Высмеивая лицемерие отечественных святош, Крылов обращается к эзопову языку и выводит образ Брамина. Карл Брюллов. Портрет баснописца И.А. Крылова. Не окончен. 1839. ГТГ |
Начнем с басни «Напраслина». Здесь выведен Брамин из «Восточной стороны», который в постный день испек себе на свечке яйцо. Ясно, что в басне подразумевается отечественный монах. Крыловская мораль: «Есть и в Браминах лицемеры».
Так и с духовенством Франции, критикуемым в издаваемом Крыловым сатирическом журнале «Почта духов» за честолюбие и скупость. Эта критика вполне приложима и к русским служителям алтаря. Разве не отечественные реалии отражены «Почтой»: «Деревенский священник… жалуется, что ему жить нечем»?
В комедии «Пирог» говорится: «Я приготовил там попа, и как Фетюев приедет, то мы тотчас его обвенчаем». Священник выступает здесь второстепенной фигурой, механическим исполнителем обряда.

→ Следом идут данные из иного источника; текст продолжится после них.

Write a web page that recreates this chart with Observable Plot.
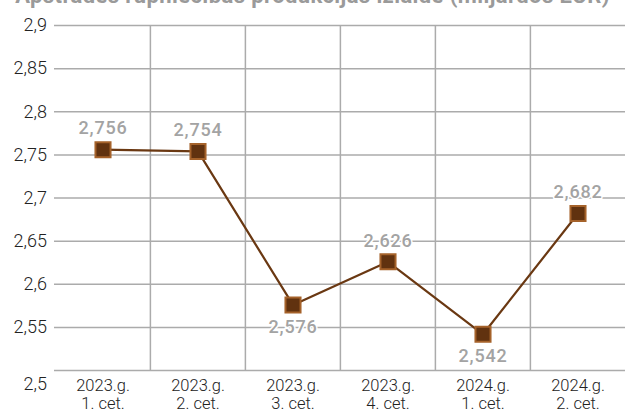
<!DOCTYPE html>
<html>
<head>
<meta charset="utf-8">
<script src="https://cdn.jsdelivr.net/npm/d3@7"></script>
<script src="https://cdn.jsdelivr.net/npm/@observablehq/plot@0.6"></script>
<style>
  html, body { margin: 0; padding: 0; background: #fff; width: 625px; height: 415px; overflow: hidden; }
  #wrap { position: relative; width: 625px; height: 415px; }
  #title { position: absolute; top: -17px; left: 0; width: 625px; text-align: center;
    font-family: Roboto, sans-serif; font-weight: 700; font-size: 22px; letter-spacing: 0.4px; color: #9a9a9a; white-space: nowrap; }
  #chart { position: absolute; top: 0; left: 0; }
  .vlabel text { letter-spacing: 0.8px; }
</style>
</head>
<body>
<div id="wrap">
  <div id="title">Apstrādes rūpniecības produkcijas izlaide (miljardos EUR)</div>
  <div id="chart"></div>
</div>
<script>
const periods = ["2023.g.\n1. cet.", "2023.g.\n2. cet.", "2023.g.\n3. cet.", "2023.g.\n4. cet.", "2024.g.\n1. cet.", "2024.g.\n2. cet."];
const values = [2.756, 2.754, 2.576, 2.626, 2.542, 2.682];
const labelAbove = [true, true, false, true, false, true];
const yTicks = [2.5, 2.55, 2.6, 2.65, 2.7, 2.75, 2.8, 2.85, 2.9];

const data = periods.map((p, i) => ({period: p, value: values[i], above: labelAbove[i]}));
const fmtNum = v => d3.format(".3f")(v).replace(".", ",");
const fmtTick = v => String(+v.toFixed(2)).replace(".", ",");

const plot = Plot.plot({
  width: 625,
  height: 415,
  marginTop: 25,
  marginBottom: 45,
  marginLeft: 54,
  marginRight: 0,
  style: {fontFamily: "Roboto, sans-serif", background: "transparent"},
  x: {type: "band", domain: periods, padding: 0, align: 0.5, axis: null},
  y: {domain: [2.5, 2.9], axis: null},
  marks: [
    Plot.ruleY(yTicks, {stroke: "#ababab", strokeWidth: 1.5}),
    Plot.ruleX(periods.slice(1), {x: d => d, stroke: "#ababab", strokeWidth: 1.5, dx: -47.6, y1: 2.5, y2: 2.9}),
    Plot.text(yTicks.filter(d => d > 2.5), {x: () => periods[0], y: d => d, text: d => fmtTick(d), textAnchor: "end", dx: -56, fontSize: 18, fontWeight: 300, fill: "#222"}),
    Plot.text([2.5], {x: () => periods[0], y: d => d, text: d => fmtTick(d), textAnchor: "end", dx: -56, dy: 14, fontSize: 18, fontWeight: 300, fill: "#222"}),
    Plot.text(periods, {x: d => d, y: () => 2.5, text: d => d, dy: 24, fontSize: 16.5, fontWeight: 300, fill: "#222", lineHeight: 1.05}),
    Plot.line(data, {x: "period", y: "value", stroke: "#6a3812", strokeWidth: 2.2}),
    Plot.dot(data, {x: "period", y: "value", symbol: "square", r: 8.5, fill: "#61320f", stroke: "#a5622a", strokeWidth: 2}),
    Plot.text(data.filter(d => d.above), {x: "period", y: "value", text: d => fmtNum(d.value), dy: -21, fontSize: 18, fontWeight: 500, fill: "#a3a3a3", stroke: "white", strokeWidth: 3, className: "vlabel"}),
    Plot.text(data.filter(d => !d.above), {x: "period", y: "value", text: d => fmtNum(d.value), dy: 22, fontSize: 18, fontWeight: 500, fill: "#a3a3a3", stroke: "white", strokeWidth: 3, className: "vlabel"})
  ]
});
document.getElementById("chart").appendChild(plot);
</script>
</body>
</html>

«Бес меня попутал», – оправдываются порой православные русские люди. В басне «Напраслина» дан им ответ:
«Ах, наустил меня проклятый бес!»
А тут бесенок из-за печки:
«Не стыдно ли, – кричит, – всегда клепать на нас!

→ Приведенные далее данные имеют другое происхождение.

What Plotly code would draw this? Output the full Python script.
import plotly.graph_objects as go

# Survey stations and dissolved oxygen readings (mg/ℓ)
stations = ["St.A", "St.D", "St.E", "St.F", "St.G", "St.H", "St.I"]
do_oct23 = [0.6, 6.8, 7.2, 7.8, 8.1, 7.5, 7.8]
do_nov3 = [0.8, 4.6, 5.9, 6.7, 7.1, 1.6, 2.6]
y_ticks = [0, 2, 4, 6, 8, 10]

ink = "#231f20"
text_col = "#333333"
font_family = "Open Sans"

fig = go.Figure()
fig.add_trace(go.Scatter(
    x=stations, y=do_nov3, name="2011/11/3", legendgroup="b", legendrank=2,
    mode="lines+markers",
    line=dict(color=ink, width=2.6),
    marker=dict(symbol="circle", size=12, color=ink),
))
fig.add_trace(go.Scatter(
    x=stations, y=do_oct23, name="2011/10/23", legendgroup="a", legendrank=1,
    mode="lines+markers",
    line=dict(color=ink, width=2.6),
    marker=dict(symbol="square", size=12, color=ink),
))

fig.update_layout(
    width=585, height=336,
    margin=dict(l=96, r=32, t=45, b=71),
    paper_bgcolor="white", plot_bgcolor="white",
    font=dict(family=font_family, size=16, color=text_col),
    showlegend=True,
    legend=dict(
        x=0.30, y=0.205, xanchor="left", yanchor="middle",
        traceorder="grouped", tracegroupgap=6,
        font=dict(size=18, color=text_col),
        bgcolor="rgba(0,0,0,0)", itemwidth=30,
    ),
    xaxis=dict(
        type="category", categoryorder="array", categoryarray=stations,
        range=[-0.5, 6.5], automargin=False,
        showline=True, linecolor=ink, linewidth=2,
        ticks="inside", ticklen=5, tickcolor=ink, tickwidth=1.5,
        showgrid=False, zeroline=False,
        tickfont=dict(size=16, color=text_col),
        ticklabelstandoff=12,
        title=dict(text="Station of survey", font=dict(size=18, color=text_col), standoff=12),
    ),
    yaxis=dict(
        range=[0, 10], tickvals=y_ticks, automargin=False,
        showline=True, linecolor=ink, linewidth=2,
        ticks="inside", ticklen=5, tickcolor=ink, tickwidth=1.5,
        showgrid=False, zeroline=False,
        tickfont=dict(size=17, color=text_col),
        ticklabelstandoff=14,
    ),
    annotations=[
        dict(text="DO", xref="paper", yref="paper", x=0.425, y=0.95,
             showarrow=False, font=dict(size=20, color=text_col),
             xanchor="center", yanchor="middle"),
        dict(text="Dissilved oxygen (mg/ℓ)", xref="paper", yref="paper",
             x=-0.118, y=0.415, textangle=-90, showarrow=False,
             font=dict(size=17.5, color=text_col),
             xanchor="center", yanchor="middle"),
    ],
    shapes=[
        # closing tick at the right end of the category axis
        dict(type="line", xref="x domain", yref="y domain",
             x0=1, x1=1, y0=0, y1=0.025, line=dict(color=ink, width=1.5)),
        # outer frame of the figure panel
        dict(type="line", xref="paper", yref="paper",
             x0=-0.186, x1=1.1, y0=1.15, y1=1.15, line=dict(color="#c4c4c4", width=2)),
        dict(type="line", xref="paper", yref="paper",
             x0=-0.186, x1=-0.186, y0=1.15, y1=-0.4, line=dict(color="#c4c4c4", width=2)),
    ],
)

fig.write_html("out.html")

Я сам лишь у тебя учился сей же час…»
В басне «Прихожанин» показано безразличие народа к церковной проповеди, даже если она великолепна. Но были поводы и не доверять пастырям. «Нередко у того бутылка с вином в кармане, кто проповедует трезвость», – говорится в повести «Ночи». Пьянство служителей алтаря было притчей во языцех.
Продолжим поиск церковных прототипов. Так, в басне «Совет мышей» видится Святейший синод, тем более что автор здесь замечает: «Об уме мы часто судим по платью иль по бороде». Читая басню «Ворона и Лисица», могли бы устыдиться церковные льстецы: «Уж сколько раз твердили миру, что лесть гнусна, вредна…» Усердие льстецов духовного звания изумляет: здесь трудно их превзойти. Современник Крылова митрополит Серапион (Александровский) писал синодальному обер-прокурору: «Я же с… истинным к благодетельной мне особе вашего сиятельства высокопочитанием всегда пребуду, как и есмь вашего сиятельства, милостивого государя, всеусерднейший слуга и богомолец…» Так и с басней «Мартышка и очки». Прототипами ее можно тоже считать иерархов – тех, что гнали ученых: «Как ни полезна вещь… Невежда… ее… гонит». «Невежда также в ослепленье бранит… ученье…» – продолжает Крылов. Процитируем тут тираду митрополита Филарета (Дроздова), тоже современника Крылова: «Тысячу лет прожила Россия… при весьма ограниченной грамотности народа: была ли бы… беда, если бы решились сделать ее всю грамотной не вдруг?..»
В комедии «Пирог», пользуясь церковным языком, простолюдин осуждает социальное неравенство: «Господам будет… Масленица, а мне… Великий пост». Равенство же претило «благородному человеку», и тот не соглашался с учением о происхождении человечества от Адама. «И если уже необходимо надобно, чтоб наши слуги происходили от Адама, то мы лучше согласимся признать нашим праотцем осла, нежели быть равного с ними происхождения», – находим в «Похвальной речи в память моему дедушке». В комедии «Модная лавка» обличается равнодушие помещиков к церковному уставу: «На Страстной (в Великий пост. – «НГР») Масленицу справляют». В комедии «Урок дочкам» вспоминается «Вавилонское столпотворение»: «Бедный старик шатался, как около Вавилонской башни, не понимая ни слова, что говорят…» Здесь же западный человек противопоставляется «нашему брату, крещеному», словно на Западе не крестят.
Но Крылов не совсем чужд западной духовной традиции. В прозе его упоминается и епископ Августин, именуемый церковью Блаженным, и аббат Бернард Клервосский, которого называли «медоточивым учителем».